**What is needed**
Set down the data below without change, skipping the pictures it holds.

**Data lines**
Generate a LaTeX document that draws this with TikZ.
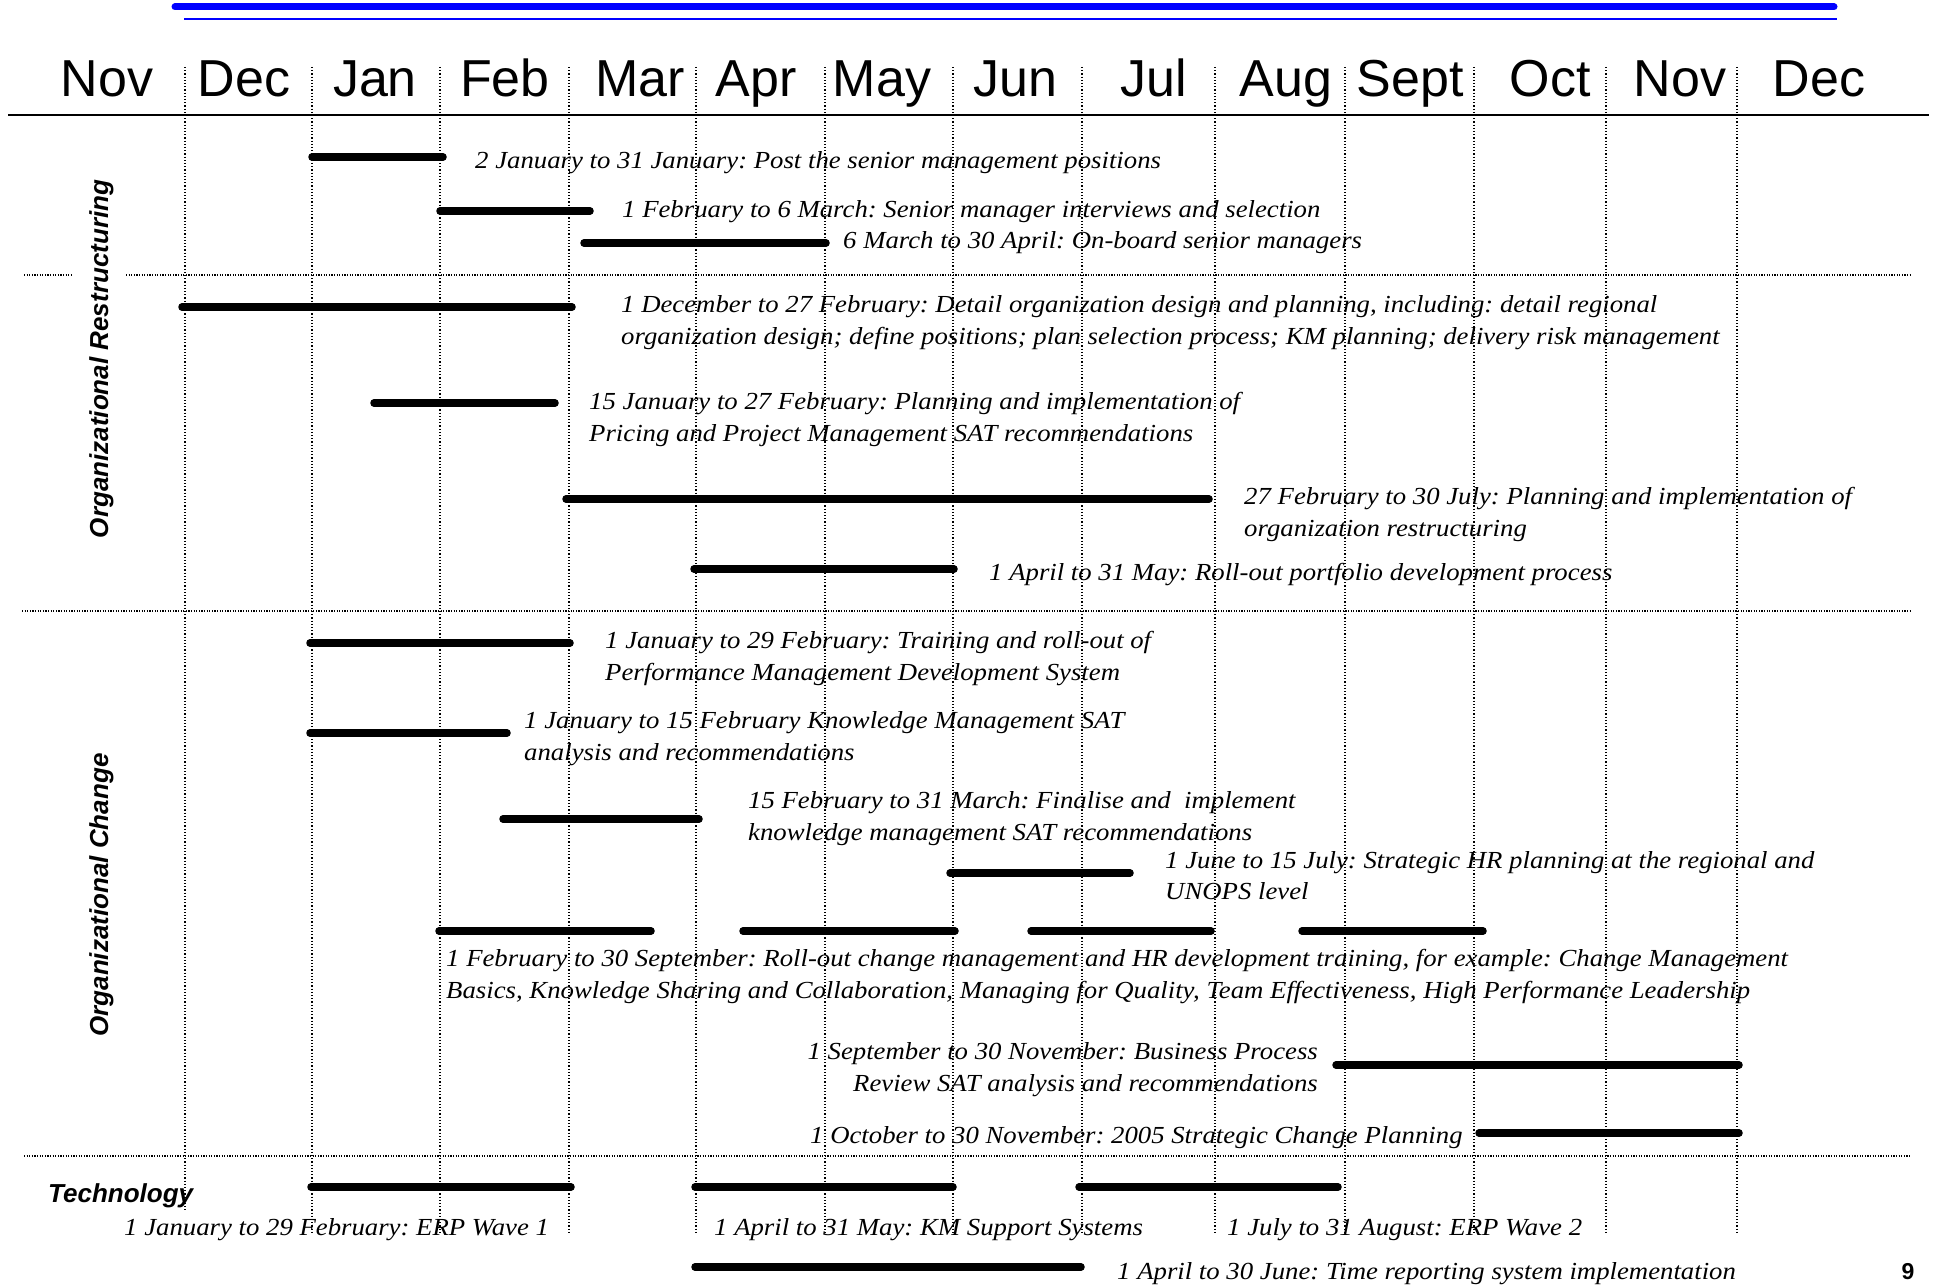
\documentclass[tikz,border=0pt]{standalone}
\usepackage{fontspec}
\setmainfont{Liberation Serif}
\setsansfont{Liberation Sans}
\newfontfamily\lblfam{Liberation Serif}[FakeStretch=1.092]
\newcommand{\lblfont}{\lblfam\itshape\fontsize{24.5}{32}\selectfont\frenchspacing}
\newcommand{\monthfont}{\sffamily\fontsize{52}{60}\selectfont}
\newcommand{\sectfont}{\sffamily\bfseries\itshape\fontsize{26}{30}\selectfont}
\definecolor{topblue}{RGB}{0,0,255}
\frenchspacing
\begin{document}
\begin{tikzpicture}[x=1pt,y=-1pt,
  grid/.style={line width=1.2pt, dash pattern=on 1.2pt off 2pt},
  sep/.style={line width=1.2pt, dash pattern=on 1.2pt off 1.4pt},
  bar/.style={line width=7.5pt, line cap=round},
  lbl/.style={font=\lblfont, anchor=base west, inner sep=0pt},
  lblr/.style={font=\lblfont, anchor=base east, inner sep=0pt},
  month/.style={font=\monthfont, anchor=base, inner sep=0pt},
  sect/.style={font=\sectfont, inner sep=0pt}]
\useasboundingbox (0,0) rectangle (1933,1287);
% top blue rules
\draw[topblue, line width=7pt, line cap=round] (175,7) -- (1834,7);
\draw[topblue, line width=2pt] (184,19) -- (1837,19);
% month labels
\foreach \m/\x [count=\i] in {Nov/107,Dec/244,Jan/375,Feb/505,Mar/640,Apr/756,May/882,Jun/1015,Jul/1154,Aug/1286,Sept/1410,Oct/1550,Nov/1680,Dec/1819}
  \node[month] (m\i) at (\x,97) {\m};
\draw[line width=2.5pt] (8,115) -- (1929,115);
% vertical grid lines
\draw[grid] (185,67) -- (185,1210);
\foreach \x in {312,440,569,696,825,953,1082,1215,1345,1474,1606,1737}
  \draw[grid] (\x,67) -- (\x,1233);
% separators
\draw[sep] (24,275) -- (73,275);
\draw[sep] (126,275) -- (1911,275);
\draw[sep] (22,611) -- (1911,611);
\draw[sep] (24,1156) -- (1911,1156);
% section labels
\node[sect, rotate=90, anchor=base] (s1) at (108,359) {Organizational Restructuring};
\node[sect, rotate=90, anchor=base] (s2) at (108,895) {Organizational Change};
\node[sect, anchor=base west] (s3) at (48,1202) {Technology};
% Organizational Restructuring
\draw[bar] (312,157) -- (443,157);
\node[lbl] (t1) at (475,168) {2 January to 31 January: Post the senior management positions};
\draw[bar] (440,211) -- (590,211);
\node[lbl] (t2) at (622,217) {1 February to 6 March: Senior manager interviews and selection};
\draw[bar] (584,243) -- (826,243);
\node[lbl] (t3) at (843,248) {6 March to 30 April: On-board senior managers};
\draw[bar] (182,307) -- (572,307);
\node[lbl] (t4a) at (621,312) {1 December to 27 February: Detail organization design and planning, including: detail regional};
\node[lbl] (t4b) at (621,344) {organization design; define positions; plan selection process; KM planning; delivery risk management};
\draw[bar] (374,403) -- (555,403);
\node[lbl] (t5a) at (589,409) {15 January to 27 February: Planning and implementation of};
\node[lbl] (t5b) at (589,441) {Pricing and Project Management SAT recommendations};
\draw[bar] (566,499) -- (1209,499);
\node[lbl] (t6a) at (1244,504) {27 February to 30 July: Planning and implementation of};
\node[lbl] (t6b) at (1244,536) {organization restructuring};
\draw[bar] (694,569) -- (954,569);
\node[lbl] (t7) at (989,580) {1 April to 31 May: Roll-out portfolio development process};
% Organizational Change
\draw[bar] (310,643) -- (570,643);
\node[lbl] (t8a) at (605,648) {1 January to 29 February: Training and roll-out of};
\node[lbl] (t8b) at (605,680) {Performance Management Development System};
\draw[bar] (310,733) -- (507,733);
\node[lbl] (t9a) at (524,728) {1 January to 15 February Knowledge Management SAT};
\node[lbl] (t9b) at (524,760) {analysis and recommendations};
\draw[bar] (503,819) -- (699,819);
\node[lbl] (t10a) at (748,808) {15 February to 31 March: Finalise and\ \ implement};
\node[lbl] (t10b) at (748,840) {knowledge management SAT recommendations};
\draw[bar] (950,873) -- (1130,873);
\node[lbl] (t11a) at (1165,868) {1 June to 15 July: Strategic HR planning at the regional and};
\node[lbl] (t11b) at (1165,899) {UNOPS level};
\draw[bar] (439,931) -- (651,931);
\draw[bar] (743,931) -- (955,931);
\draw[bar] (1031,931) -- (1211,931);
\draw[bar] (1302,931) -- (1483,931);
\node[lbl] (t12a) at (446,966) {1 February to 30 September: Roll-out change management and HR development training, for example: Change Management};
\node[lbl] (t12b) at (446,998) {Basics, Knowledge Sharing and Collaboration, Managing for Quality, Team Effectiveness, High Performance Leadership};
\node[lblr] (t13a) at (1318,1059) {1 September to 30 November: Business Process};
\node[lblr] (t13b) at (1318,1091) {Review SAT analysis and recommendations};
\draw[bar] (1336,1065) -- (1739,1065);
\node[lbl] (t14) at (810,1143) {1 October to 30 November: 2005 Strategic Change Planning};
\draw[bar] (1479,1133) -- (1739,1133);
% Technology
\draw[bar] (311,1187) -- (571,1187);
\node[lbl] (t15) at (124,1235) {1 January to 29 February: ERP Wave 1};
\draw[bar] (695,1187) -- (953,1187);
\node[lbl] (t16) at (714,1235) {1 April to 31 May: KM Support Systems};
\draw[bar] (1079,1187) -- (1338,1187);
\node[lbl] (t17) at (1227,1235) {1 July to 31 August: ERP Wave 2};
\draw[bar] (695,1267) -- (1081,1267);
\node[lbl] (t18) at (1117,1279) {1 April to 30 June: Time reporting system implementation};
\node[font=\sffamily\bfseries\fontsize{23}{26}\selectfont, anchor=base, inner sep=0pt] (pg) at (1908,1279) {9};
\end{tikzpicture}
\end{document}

**Solution to this task**
Generate a LaTeX document that draws this with TikZ.
\documentclass[tikz,border=0pt]{standalone}
\usepackage{fontspec}
\setmainfont{Liberation Serif}
\setsansfont{Liberation Sans}
\newfontfamily\lblfam{Liberation Serif}[FakeStretch=1.092]
\newcommand{\lblfont}{\lblfam\itshape\fontsize{24.5}{32}\selectfont\frenchspacing}
\newcommand{\monthfont}{\sffamily\fontsize{52}{60}\selectfont}
\newcommand{\sectfont}{\sffamily\bfseries\itshape\fontsize{26}{30}\selectfont}
\definecolor{topblue}{RGB}{0,0,255}
\frenchspacing
\begin{document}
\begin{tikzpicture}[x=1pt,y=-1pt,
  grid/.style={line width=1.2pt, dash pattern=on 1.2pt off 2pt},
  sep/.style={line width=1.2pt, dash pattern=on 1.2pt off 1.4pt},
  bar/.style={line width=7.5pt, line cap=round},
  lbl/.style={font=\lblfont, anchor=base west, inner sep=0pt},
  lblr/.style={font=\lblfont, anchor=base east, inner sep=0pt},
  month/.style={font=\monthfont, anchor=base, inner sep=0pt},
  sect/.style={font=\sectfont, inner sep=0pt}]
\useasboundingbox (0,0) rectangle (1933,1287);
% top blue rules
\draw[topblue, line width=7pt, line cap=round] (175,7) -- (1834,7);
\draw[topblue, line width=2pt] (184,19) -- (1837,19);
% month labels
\foreach \m/\x [count=\i] in {Nov/107,Dec/244,Jan/375,Feb/505,Mar/640,Apr/756,May/882,Jun/1015,Jul/1154,Aug/1286,Sept/1410,Oct/1550,Nov/1680,Dec/1819}
  \node[month] (m\i) at (\x,97) {\m};
\draw[line width=2.5pt] (8,115) -- (1929,115);
% vertical grid lines
\draw[grid] (185,67) -- (185,1210);
\foreach \x in {312,440,569,696,825,953,1082,1215,1345,1474,1606,1737}
  \draw[grid] (\x,67) -- (\x,1233);
% separators
\draw[sep] (24,275) -- (73,275);
\draw[sep] (126,275) -- (1911,275);
\draw[sep] (22,611) -- (1911,611);
\draw[sep] (24,1156) -- (1911,1156);
% section labels
\node[sect, rotate=90, anchor=base] (s1) at (108,359) {Organizational Restructuring};
\node[sect, rotate=90, anchor=base] (s2) at (108,895) {Organizational Change};
\node[sect, anchor=base west] (s3) at (48,1202) {Technology};
% Organizational Restructuring
\draw[bar] (312,157) -- (443,157);
\node[lbl] (t1) at (475,168) {2 January to 31 January: Post the senior management positions};
\draw[bar] (440,211) -- (590,211);
\node[lbl] (t2) at (622,217) {1 February to 6 March: Senior manager interviews and selection};
\draw[bar] (584,243) -- (826,243);
\node[lbl] (t3) at (843,248) {6 March to 30 April: On-board senior managers};
\draw[bar] (182,307) -- (572,307);
\node[lbl] (t4a) at (621,312) {1 December to 27 February: Detail organization design and planning, including: detail regional};
\node[lbl] (t4b) at (621,344) {organization design; define positions; plan selection process; KM planning; delivery risk management};
\draw[bar] (374,403) -- (555,403);
\node[lbl] (t5a) at (589,409) {15 January to 27 February: Planning and implementation of};
\node[lbl] (t5b) at (589,441) {Pricing and Project Management SAT recommendations};
\draw[bar] (566,499) -- (1209,499);
\node[lbl] (t6a) at (1244,504) {27 February to 30 July: Planning and implementation of};
\node[lbl] (t6b) at (1244,536) {organization restructuring};
\draw[bar] (694,569) -- (954,569);
\node[lbl] (t7) at (989,580) {1 April to 31 May: Roll-out portfolio development process};
% Organizational Change
\draw[bar] (310,643) -- (570,643);
\node[lbl] (t8a) at (605,648) {1 January to 29 February: Training and roll-out of};
\node[lbl] (t8b) at (605,680) {Performance Management Development System};
\draw[bar] (310,733) -- (507,733);
\node[lbl] (t9a) at (524,728) {1 January to 15 February Knowledge Management SAT};
\node[lbl] (t9b) at (524,760) {analysis and recommendations};
\draw[bar] (503,819) -- (699,819);
\node[lbl] (t10a) at (748,808) {15 February to 31 March: Finalise and\ \ implement};
\node[lbl] (t10b) at (748,840) {knowledge management SAT recommendations};
\draw[bar] (950,873) -- (1130,873);
\node[lbl] (t11a) at (1165,868) {1 June to 15 July: Strategic HR planning at the regional and};
\node[lbl] (t11b) at (1165,899) {UNOPS level};
\draw[bar] (439,931) -- (651,931);
\draw[bar] (743,931) -- (955,931);
\draw[bar] (1031,931) -- (1211,931);
\draw[bar] (1302,931) -- (1483,931);
\node[lbl] (t12a) at (446,966) {1 February to 30 September: Roll-out change management and HR development training, for example: Change Management};
\node[lbl] (t12b) at (446,998) {Basics, Knowledge Sharing and Collaboration, Managing for Quality, Team Effectiveness, High Performance Leadership};
\node[lblr] (t13a) at (1318,1059) {1 September to 30 November: Business Process};
\node[lblr] (t13b) at (1318,1091) {Review SAT analysis and recommendations};
\draw[bar] (1336,1065) -- (1739,1065);
\node[lbl] (t14) at (810,1143) {1 October to 30 November: 2005 Strategic Change Planning};
\draw[bar] (1479,1133) -- (1739,1133);
% Technology
\draw[bar] (311,1187) -- (571,1187);
\node[lbl] (t15) at (124,1235) {1 January to 29 February: ERP Wave 1};
\draw[bar] (695,1187) -- (953,1187);
\node[lbl] (t16) at (714,1235) {1 April to 31 May: KM Support Systems};
\draw[bar] (1079,1187) -- (1338,1187);
\node[lbl] (t17) at (1227,1235) {1 July to 31 August: ERP Wave 2};
\draw[bar] (695,1267) -- (1081,1267);
\node[lbl] (t18) at (1117,1279) {1 April to 30 June: Time reporting system implementation};
\node[font=\sffamily\bfseries\fontsize{23}{26}\selectfont, anchor=base, inner sep=0pt] (pg) at (1908,1279) {9};
\end{tikzpicture}
\end{document}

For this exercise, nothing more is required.